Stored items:
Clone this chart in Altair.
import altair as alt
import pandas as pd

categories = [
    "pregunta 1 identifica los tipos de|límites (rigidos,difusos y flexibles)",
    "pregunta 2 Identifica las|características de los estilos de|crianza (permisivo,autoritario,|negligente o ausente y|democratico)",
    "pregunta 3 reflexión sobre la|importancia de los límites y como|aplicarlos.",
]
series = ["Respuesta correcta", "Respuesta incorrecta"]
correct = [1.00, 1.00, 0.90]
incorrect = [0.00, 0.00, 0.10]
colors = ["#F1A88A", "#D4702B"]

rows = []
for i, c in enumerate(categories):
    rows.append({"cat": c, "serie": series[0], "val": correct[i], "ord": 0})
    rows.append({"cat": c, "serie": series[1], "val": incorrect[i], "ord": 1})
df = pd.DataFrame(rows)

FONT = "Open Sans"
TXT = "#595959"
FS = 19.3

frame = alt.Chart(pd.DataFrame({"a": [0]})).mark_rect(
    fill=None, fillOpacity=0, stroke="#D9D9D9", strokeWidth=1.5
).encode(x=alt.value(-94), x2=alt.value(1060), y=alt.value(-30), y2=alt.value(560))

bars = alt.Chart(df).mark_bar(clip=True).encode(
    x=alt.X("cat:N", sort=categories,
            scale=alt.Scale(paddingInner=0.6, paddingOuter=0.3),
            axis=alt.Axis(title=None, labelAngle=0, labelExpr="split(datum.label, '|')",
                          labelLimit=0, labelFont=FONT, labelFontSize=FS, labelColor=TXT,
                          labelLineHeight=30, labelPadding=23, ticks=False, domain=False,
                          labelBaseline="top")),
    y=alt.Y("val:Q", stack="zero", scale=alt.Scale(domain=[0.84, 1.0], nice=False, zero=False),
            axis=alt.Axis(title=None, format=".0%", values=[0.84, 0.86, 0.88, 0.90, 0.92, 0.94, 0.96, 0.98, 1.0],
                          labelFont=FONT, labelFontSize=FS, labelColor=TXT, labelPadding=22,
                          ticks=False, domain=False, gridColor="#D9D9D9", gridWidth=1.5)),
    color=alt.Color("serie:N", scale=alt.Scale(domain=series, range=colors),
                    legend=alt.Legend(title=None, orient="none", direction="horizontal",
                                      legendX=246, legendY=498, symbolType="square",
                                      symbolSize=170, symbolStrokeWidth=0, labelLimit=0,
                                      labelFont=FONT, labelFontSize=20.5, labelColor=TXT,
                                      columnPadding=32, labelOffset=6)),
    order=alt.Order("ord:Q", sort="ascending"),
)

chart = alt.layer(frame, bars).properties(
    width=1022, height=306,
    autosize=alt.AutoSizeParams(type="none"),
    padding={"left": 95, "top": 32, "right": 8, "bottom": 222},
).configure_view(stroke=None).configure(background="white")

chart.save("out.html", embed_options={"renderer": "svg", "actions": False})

==

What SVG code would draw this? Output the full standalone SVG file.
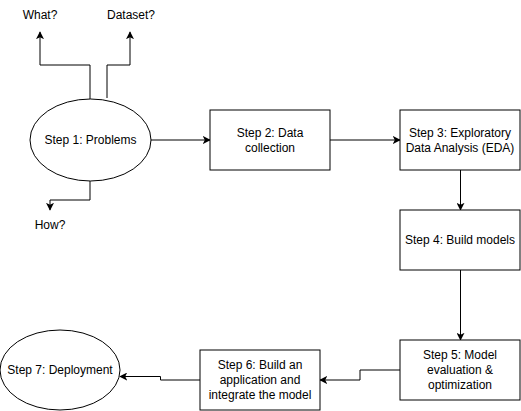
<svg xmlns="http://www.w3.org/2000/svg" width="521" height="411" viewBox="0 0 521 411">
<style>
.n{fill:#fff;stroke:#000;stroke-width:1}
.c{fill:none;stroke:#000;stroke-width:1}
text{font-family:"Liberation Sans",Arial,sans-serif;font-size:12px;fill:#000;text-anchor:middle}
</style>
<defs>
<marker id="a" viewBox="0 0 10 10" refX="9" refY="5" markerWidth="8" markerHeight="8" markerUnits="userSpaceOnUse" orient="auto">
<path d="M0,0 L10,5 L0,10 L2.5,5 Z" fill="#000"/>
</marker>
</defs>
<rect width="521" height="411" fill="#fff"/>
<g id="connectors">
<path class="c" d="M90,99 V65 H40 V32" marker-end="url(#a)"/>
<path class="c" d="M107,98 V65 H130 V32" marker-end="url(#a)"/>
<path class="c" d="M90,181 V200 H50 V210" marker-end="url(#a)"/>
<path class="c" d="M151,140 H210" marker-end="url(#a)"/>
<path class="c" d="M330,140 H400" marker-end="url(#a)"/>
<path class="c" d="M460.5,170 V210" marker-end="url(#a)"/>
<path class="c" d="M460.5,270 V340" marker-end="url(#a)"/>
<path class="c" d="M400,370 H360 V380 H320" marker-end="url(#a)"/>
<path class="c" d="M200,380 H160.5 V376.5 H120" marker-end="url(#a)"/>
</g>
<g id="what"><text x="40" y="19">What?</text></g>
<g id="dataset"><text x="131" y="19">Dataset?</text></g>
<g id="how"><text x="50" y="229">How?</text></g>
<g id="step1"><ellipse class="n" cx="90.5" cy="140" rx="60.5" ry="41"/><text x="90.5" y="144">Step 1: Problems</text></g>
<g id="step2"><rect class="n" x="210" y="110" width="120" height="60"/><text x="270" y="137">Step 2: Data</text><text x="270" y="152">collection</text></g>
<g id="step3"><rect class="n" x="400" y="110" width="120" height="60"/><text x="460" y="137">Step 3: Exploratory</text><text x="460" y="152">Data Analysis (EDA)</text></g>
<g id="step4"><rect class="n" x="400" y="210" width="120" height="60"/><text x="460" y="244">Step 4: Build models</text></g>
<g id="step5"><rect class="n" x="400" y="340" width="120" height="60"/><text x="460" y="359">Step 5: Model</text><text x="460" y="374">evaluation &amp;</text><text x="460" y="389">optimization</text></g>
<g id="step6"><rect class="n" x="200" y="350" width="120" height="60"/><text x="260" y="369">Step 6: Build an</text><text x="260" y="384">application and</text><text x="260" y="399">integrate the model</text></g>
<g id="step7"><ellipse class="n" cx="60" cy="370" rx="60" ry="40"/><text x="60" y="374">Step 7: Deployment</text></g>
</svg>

GOAL - Your task is to print the lines from the one containing "Clone this chart in Altair." through the one containing "x2=alt.value(1060), y=alt.value(-30), y2=alt.value(560))", exactly and with nothing added.

COMPLETE OUTPUT -
Clone this chart in Altair.
import altair as alt
import pandas as pd

categories = [
    "pregunta 1 identifica los tipos de|límites (rigidos,difusos y flexibles)",
    "pregunta 2 Identifica las|características de los estilos de|crianza (permisivo,autoritario,|negligente o ausente y|democratico)",
    "pregunta 3 reflexión sobre la|importancia de los límites y como|aplicarlos.",
]
series = ["Respuesta correcta", "Respuesta incorrecta"]
correct = [1.00, 1.00, 0.90]
incorrect = [0.00, 0.00, 0.10]
colors = ["#F1A88A", "#D4702B"]

rows = []
for i, c in enumerate(categories):
    rows.append({"cat": c, "serie": series[0], "val": correct[i], "ord": 0})
    rows.append({"cat": c, "serie": series[1], "val": incorrect[i], "ord": 1})
df = pd.DataFrame(rows)

FONT = "Open Sans"
TXT = "#595959"
FS = 19.3

frame = alt.Chart(pd.DataFrame({"a": [0]})).mark_rect(
    fill=None, fillOpacity=0, stroke="#D9D9D9", strokeWidth=1.5
).encode(x=alt.value(-94), x2=alt.value(1060), y=alt.value(-30), y2=alt.value(560))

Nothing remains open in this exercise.